[RECORDED INFORMATION start]

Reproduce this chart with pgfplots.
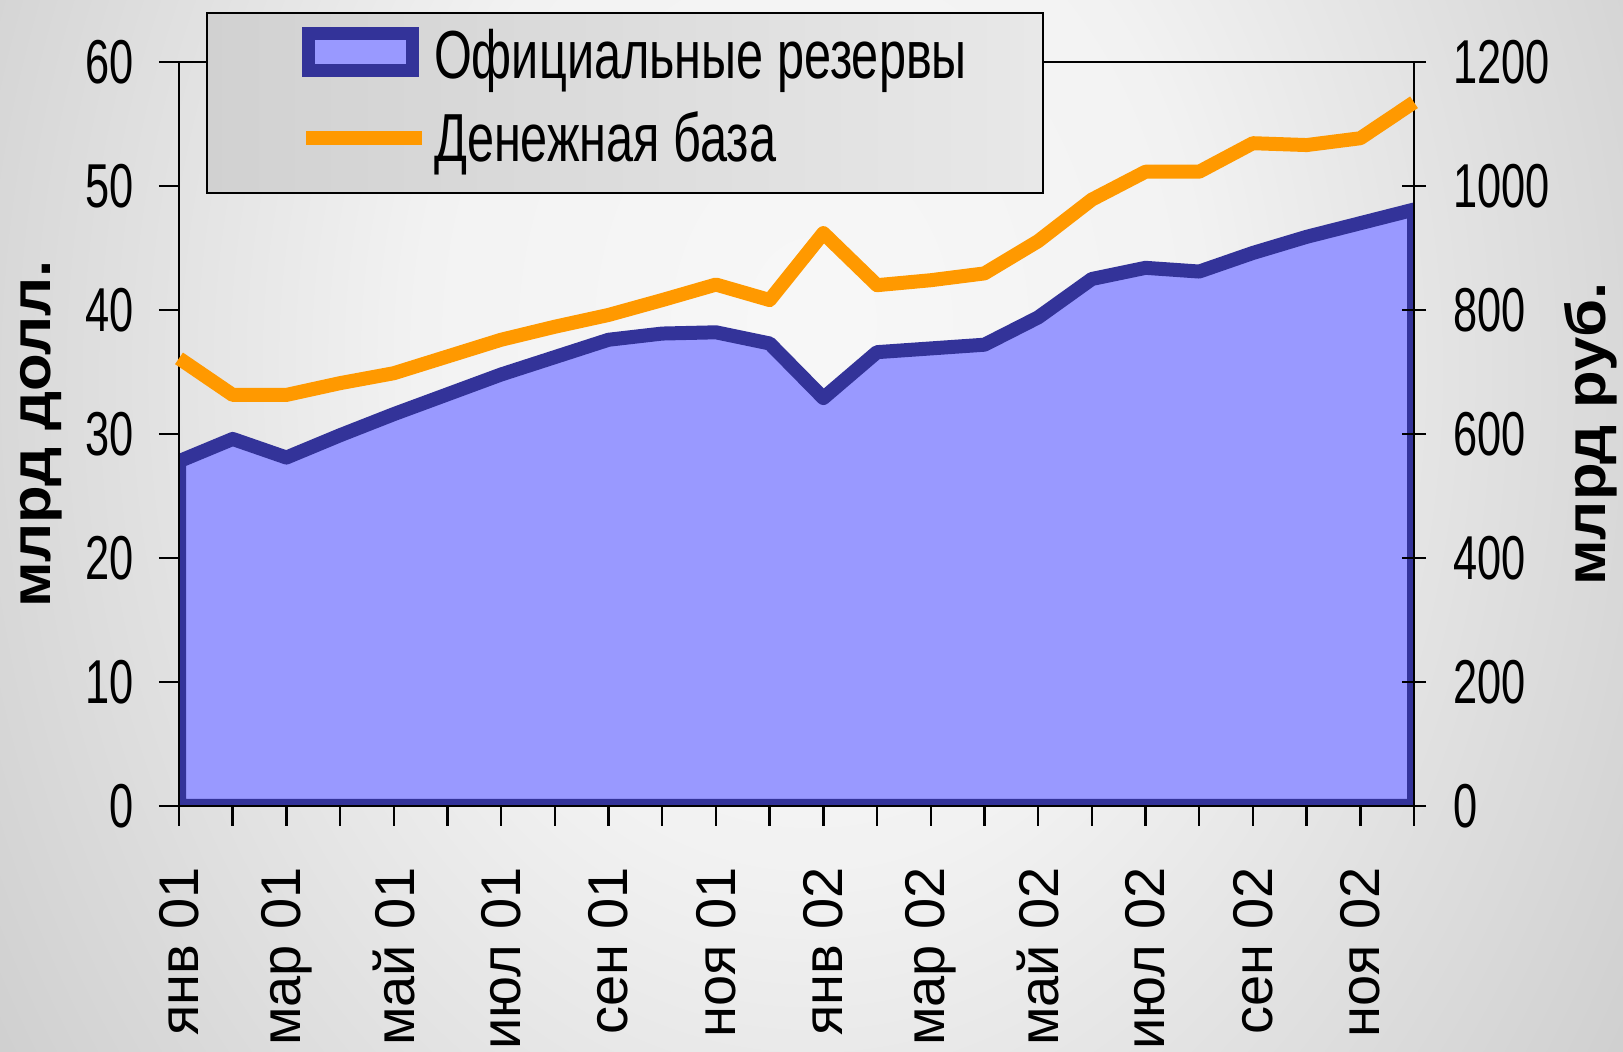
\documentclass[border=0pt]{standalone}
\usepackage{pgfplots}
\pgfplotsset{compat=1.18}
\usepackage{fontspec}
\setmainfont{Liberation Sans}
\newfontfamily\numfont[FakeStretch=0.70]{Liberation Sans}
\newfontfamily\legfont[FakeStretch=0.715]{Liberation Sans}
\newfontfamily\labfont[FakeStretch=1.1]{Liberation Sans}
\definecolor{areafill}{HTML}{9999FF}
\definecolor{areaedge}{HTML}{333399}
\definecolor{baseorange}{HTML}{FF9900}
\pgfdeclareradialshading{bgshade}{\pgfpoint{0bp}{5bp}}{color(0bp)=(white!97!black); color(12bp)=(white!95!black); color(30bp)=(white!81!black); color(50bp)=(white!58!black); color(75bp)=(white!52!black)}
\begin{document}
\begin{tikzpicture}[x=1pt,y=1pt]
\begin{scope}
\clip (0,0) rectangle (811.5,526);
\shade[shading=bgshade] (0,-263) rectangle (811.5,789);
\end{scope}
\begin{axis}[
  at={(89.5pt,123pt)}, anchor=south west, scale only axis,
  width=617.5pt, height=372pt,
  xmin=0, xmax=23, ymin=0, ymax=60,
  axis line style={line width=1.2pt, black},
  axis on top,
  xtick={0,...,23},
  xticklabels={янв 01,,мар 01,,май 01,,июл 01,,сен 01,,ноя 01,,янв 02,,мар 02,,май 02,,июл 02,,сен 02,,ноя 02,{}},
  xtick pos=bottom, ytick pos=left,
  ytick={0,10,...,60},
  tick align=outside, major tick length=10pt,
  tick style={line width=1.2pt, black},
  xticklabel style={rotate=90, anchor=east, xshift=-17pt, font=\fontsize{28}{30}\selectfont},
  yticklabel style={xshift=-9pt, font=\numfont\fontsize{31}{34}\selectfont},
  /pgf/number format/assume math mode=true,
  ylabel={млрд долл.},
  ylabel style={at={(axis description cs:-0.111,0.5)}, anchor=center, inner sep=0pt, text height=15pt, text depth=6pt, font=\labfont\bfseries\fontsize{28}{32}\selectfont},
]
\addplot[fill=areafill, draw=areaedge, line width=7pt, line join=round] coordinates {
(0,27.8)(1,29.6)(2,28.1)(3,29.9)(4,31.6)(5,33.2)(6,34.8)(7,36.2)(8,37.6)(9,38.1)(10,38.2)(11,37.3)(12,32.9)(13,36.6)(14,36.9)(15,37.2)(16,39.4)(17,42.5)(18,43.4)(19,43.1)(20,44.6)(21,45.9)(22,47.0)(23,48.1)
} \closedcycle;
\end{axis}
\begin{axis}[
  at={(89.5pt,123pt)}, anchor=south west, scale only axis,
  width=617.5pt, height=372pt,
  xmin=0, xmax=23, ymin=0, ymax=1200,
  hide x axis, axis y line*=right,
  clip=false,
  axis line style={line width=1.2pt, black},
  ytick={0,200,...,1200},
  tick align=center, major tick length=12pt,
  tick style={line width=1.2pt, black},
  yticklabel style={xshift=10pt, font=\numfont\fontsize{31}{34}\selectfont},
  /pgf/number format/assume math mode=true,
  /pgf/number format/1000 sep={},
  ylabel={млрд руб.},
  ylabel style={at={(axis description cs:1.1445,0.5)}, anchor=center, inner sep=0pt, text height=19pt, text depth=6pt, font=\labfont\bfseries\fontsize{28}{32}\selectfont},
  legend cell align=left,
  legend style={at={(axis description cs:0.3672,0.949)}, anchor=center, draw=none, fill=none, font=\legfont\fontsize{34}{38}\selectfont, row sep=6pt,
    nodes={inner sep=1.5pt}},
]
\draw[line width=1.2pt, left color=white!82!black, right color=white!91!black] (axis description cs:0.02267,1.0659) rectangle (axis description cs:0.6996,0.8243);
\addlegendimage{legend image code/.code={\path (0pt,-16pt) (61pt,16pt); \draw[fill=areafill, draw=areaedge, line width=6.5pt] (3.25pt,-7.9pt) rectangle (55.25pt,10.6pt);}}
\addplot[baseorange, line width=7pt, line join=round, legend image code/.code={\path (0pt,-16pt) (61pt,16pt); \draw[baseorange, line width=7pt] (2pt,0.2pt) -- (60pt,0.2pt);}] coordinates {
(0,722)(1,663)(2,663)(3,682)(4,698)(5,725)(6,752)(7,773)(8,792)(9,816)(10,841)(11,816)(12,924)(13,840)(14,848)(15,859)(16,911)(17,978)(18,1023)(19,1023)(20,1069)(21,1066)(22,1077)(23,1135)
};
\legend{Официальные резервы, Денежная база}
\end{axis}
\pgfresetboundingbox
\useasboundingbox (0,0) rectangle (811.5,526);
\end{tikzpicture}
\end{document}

[RECORDED INFORMATION end]

GIVEN REQUEST: Repeat the data above exactly, but not the pictures.

OUTPUT:
Reproduce this chart with pgfplots.
\documentclass[border=0pt]{standalone}
\usepackage{pgfplots}
\pgfplotsset{compat=1.18}
\usepackage{fontspec}
\setmainfont{Liberation Sans}
\newfontfamily\numfont[FakeStretch=0.70]{Liberation Sans}
\newfontfamily\legfont[FakeStretch=0.715]{Liberation Sans}
\newfontfamily\labfont[FakeStretch=1.1]{Liberation Sans}
\definecolor{areafill}{HTML}{9999FF}
\definecolor{areaedge}{HTML}{333399}
\definecolor{baseorange}{HTML}{FF9900}
\pgfdeclareradialshading{bgshade}{\pgfpoint{0bp}{5bp}}{color(0bp)=(white!97!black); color(12bp)=(white!95!black); color(30bp)=(white!81!black); color(50bp)=(white!58!black); color(75bp)=(white!52!black)}
\begin{document}
\begin{tikzpicture}[x=1pt,y=1pt]
\begin{scope}
\clip (0,0) rectangle (811.5,526);
\shade[shading=bgshade] (0,-263) rectangle (811.5,789);
\end{scope}
\begin{axis}[
  at={(89.5pt,123pt)}, anchor=south west, scale only axis,
  width=617.5pt, height=372pt,
  xmin=0, xmax=23, ymin=0, ymax=60,
  axis line style={line width=1.2pt, black},
  axis on top,
  xtick={0,...,23},
  xticklabels={янв 01,,мар 01,,май 01,,июл 01,,сен 01,,ноя 01,,янв 02,,мар 02,,май 02,,июл 02,,сен 02,,ноя 02,{}},
  xtick pos=bottom, ytick pos=left,
  ytick={0,10,...,60},
  tick align=outside, major tick length=10pt,
  tick style={line width=1.2pt, black},
  xticklabel style={rotate=90, anchor=east, xshift=-17pt, font=\fontsize{28}{30}\selectfont},
  yticklabel style={xshift=-9pt, font=\numfont\fontsize{31}{34}\selectfont},
  /pgf/number format/assume math mode=true,
  ylabel={млрд долл.},
  ylabel style={at={(axis description cs:-0.111,0.5)}, anchor=center, inner sep=0pt, text height=15pt, text depth=6pt, font=\labfont\bfseries\fontsize{28}{32}\selectfont},
]
\addplot[fill=areafill, draw=areaedge, line width=7pt, line join=round] coordinates {
(0,27.8)(1,29.6)(2,28.1)(3,29.9)(4,31.6)(5,33.2)(6,34.8)(7,36.2)(8,37.6)(9,38.1)(10,38.2)(11,37.3)(12,32.9)(13,36.6)(14,36.9)(15,37.2)(16,39.4)(17,42.5)(18,43.4)(19,43.1)(20,44.6)(21,45.9)(22,47.0)(23,48.1)
} \closedcycle;
\end{axis}
\begin{axis}[
  at={(89.5pt,123pt)}, anchor=south west, scale only axis,
  width=617.5pt, height=372pt,
  xmin=0, xmax=23, ymin=0, ymax=1200,
  hide x axis, axis y line*=right,
  clip=false,
  axis line style={line width=1.2pt, black},
  ytick={0,200,...,1200},
  tick align=center, major tick length=12pt,
  tick style={line width=1.2pt, black},
  yticklabel style={xshift=10pt, font=\numfont\fontsize{31}{34}\selectfont},
  /pgf/number format/assume math mode=true,
  /pgf/number format/1000 sep={},
  ylabel={млрд руб.},
  ylabel style={at={(axis description cs:1.1445,0.5)}, anchor=center, inner sep=0pt, text height=19pt, text depth=6pt, font=\labfont\bfseries\fontsize{28}{32}\selectfont},
  legend cell align=left,
  legend style={at={(axis description cs:0.3672,0.949)}, anchor=center, draw=none, fill=none, font=\legfont\fontsize{34}{38}\selectfont, row sep=6pt,
    nodes={inner sep=1.5pt}},
]
\draw[line width=1.2pt, left color=white!82!black, right color=white!91!black] (axis description cs:0.02267,1.0659) rectangle (axis description cs:0.6996,0.8243);
\addlegendimage{legend image code/.code={\path (0pt,-16pt) (61pt,16pt); \draw[fill=areafill, draw=areaedge, line width=6.5pt] (3.25pt,-7.9pt) rectangle (55.25pt,10.6pt);}}
\addplot[baseorange, line width=7pt, line join=round, legend image code/.code={\path (0pt,-16pt) (61pt,16pt); \draw[baseorange, line width=7pt] (2pt,0.2pt) -- (60pt,0.2pt);}] coordinates {
(0,722)(1,663)(2,663)(3,682)(4,698)(5,725)(6,752)(7,773)(8,792)(9,816)(10,841)(11,816)(12,924)(13,840)(14,848)(15,859)(16,911)(17,978)(18,1023)(19,1023)(20,1069)(21,1066)(22,1077)(23,1135)
};
\legend{Официальные резервы, Денежная база}
\end{axis}
\pgfresetboundingbox
\useasboundingbox (0,0) rectangle (811.5,526);
\end{tikzpicture}
\end{document}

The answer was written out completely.